Aim:
From the listing below, select every line where the word "code" appears.

----

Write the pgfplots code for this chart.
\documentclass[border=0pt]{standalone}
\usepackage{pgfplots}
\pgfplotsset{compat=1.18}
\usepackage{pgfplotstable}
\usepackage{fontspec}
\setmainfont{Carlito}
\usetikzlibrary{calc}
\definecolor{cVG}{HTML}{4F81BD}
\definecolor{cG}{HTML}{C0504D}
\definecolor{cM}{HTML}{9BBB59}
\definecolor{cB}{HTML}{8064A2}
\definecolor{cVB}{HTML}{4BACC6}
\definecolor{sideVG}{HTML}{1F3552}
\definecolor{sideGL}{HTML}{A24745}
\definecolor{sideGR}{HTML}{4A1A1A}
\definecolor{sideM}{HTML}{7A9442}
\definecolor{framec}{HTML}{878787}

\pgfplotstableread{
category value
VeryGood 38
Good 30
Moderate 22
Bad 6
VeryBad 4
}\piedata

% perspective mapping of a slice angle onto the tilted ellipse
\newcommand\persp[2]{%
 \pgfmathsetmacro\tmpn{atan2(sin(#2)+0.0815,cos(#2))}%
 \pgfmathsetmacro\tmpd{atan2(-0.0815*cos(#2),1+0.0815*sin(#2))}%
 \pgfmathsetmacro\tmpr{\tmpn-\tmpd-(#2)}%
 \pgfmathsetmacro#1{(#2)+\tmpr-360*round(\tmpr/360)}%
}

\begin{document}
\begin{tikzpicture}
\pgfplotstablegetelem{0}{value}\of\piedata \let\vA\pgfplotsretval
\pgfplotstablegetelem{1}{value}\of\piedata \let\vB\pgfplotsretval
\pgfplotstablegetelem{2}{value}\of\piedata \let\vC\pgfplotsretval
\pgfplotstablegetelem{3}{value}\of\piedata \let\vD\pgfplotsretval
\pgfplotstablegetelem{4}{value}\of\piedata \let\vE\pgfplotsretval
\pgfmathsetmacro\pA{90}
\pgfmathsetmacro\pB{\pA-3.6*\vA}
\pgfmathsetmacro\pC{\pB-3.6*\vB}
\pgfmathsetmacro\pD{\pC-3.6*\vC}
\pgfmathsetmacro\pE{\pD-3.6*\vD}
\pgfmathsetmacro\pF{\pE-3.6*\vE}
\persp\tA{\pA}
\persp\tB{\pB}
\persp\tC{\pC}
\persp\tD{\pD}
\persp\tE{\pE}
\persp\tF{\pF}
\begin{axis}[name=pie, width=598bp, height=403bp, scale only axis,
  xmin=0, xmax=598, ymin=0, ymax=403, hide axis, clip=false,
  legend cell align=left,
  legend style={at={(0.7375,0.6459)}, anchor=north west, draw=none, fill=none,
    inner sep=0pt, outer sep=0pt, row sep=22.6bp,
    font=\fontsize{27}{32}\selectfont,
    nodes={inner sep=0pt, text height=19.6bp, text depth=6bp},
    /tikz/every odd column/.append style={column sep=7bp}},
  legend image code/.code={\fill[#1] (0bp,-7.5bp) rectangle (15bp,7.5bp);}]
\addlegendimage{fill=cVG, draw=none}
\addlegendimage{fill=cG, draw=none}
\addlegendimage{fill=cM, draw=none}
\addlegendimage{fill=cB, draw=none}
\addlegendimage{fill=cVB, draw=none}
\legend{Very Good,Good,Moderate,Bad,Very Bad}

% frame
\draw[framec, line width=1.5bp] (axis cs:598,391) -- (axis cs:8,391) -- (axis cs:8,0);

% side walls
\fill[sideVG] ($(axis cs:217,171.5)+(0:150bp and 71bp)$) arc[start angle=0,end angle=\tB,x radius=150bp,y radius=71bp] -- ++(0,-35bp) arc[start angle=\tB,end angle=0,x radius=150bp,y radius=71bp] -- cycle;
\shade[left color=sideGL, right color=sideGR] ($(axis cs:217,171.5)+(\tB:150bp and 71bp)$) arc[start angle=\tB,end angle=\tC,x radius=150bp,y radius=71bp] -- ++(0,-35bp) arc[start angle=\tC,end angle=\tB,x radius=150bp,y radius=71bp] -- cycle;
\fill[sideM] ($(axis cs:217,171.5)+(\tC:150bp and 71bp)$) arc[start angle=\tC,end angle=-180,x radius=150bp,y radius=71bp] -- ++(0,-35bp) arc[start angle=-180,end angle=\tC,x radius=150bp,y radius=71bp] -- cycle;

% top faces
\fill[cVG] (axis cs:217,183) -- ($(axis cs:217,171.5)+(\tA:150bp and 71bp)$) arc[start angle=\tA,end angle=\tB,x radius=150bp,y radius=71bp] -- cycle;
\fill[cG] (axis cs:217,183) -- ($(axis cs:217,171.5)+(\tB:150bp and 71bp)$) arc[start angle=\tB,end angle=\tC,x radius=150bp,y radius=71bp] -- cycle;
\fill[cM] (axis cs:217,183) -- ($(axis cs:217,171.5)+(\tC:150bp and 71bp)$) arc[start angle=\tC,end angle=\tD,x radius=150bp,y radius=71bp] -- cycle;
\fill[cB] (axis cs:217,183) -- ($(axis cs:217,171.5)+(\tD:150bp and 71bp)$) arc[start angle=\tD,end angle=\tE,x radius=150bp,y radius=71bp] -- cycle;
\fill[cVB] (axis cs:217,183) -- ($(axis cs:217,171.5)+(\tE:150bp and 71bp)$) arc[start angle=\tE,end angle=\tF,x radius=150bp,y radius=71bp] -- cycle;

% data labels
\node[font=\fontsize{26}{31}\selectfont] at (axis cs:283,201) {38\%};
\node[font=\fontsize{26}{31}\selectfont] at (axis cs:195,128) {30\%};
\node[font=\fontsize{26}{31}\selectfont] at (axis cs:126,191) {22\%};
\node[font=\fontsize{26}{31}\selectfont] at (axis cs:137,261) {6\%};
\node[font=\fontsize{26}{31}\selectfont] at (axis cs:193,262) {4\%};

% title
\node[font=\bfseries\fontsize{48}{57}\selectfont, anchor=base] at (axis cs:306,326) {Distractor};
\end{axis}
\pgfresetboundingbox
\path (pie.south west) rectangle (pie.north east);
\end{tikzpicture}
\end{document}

----

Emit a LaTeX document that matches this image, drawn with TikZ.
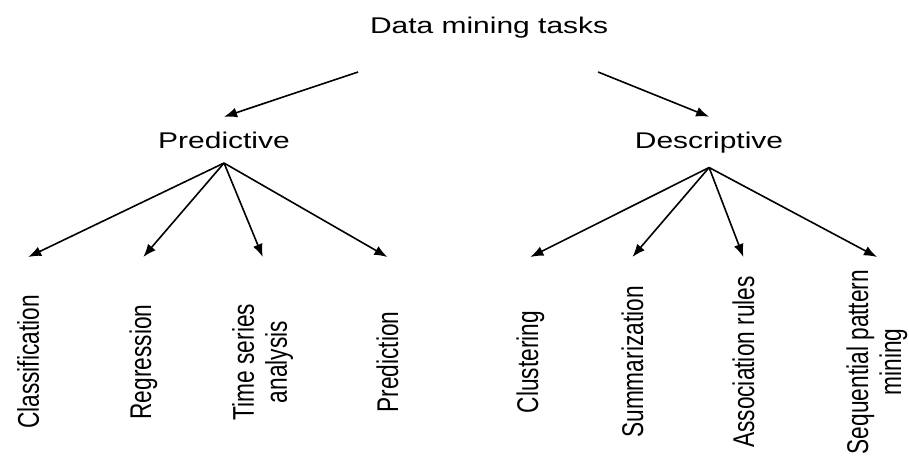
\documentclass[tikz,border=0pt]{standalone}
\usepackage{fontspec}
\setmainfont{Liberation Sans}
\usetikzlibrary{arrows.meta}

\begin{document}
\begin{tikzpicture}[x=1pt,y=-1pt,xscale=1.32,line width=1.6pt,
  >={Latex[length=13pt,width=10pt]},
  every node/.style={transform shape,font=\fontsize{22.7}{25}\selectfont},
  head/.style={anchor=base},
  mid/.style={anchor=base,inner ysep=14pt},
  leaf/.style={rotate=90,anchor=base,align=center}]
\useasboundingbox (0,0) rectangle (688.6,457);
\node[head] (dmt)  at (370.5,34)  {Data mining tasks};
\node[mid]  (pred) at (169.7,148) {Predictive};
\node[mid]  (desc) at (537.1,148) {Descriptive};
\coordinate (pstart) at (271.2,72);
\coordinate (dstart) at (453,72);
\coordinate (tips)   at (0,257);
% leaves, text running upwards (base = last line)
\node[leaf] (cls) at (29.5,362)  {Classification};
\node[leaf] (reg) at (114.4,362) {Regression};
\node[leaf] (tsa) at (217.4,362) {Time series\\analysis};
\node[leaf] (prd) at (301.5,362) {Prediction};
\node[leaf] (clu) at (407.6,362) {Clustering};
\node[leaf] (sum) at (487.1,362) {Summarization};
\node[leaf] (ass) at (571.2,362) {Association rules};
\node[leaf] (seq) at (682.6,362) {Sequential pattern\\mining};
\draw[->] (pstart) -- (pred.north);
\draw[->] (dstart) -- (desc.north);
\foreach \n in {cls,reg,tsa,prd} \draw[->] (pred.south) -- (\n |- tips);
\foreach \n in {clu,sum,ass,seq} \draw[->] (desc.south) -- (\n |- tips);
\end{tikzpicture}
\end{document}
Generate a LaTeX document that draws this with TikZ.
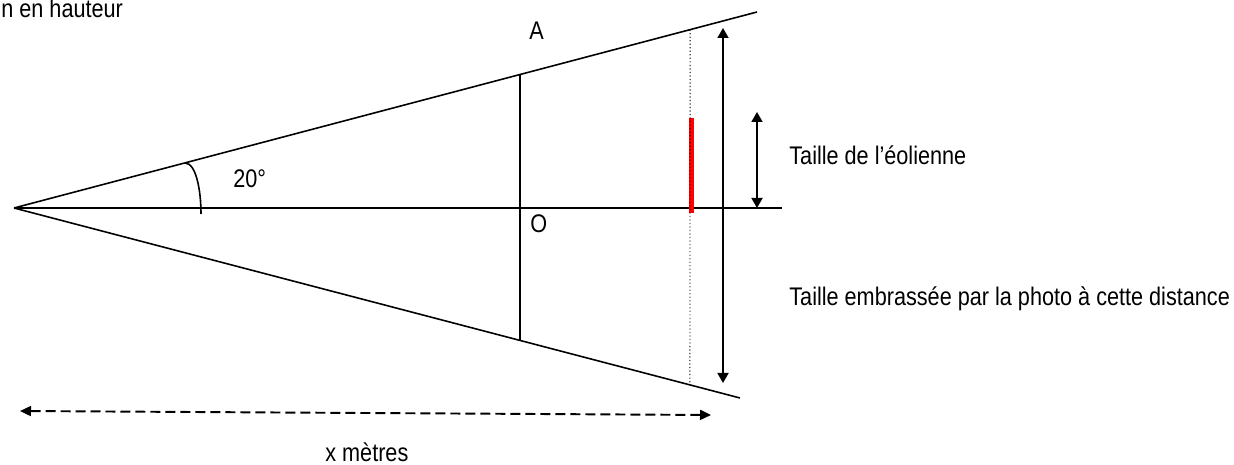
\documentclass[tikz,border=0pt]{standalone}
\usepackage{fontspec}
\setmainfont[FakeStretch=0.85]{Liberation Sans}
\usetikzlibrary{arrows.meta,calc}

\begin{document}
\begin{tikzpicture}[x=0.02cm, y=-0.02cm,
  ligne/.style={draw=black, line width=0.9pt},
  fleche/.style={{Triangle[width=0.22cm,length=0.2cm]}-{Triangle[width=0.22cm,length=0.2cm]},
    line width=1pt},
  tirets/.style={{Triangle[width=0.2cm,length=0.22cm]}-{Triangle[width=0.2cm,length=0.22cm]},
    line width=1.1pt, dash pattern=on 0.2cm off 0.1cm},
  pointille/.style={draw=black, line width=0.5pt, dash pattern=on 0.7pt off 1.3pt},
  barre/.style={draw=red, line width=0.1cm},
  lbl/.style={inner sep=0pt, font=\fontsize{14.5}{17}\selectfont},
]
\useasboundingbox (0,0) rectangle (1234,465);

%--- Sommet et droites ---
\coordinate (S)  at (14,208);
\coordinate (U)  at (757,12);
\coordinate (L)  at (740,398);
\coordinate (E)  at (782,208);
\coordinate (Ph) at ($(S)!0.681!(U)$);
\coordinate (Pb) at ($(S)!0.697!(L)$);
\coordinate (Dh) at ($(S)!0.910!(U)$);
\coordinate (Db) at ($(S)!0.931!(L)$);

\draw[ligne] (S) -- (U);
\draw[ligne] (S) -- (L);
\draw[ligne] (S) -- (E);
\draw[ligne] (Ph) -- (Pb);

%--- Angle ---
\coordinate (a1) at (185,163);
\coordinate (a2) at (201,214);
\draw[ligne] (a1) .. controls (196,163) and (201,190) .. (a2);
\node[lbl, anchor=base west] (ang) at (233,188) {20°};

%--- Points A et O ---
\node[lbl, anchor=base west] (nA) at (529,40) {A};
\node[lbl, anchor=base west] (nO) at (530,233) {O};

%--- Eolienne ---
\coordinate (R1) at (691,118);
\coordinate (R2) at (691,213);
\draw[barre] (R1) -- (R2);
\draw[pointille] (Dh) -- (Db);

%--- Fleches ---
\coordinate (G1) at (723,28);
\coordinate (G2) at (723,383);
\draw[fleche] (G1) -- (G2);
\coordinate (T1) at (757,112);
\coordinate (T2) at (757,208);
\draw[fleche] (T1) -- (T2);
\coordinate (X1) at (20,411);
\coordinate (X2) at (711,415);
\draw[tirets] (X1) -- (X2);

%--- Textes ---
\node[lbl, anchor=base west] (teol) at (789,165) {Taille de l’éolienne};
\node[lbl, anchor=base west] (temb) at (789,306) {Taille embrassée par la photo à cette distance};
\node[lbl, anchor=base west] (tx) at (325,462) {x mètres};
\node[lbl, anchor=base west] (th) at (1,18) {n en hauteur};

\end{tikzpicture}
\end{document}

----

Correct response:
Write the pgfplots code for this chart.
  legend image code/.code={\fill[#1] (0bp,-7.5bp) rectangle (15bp,7.5bp);}]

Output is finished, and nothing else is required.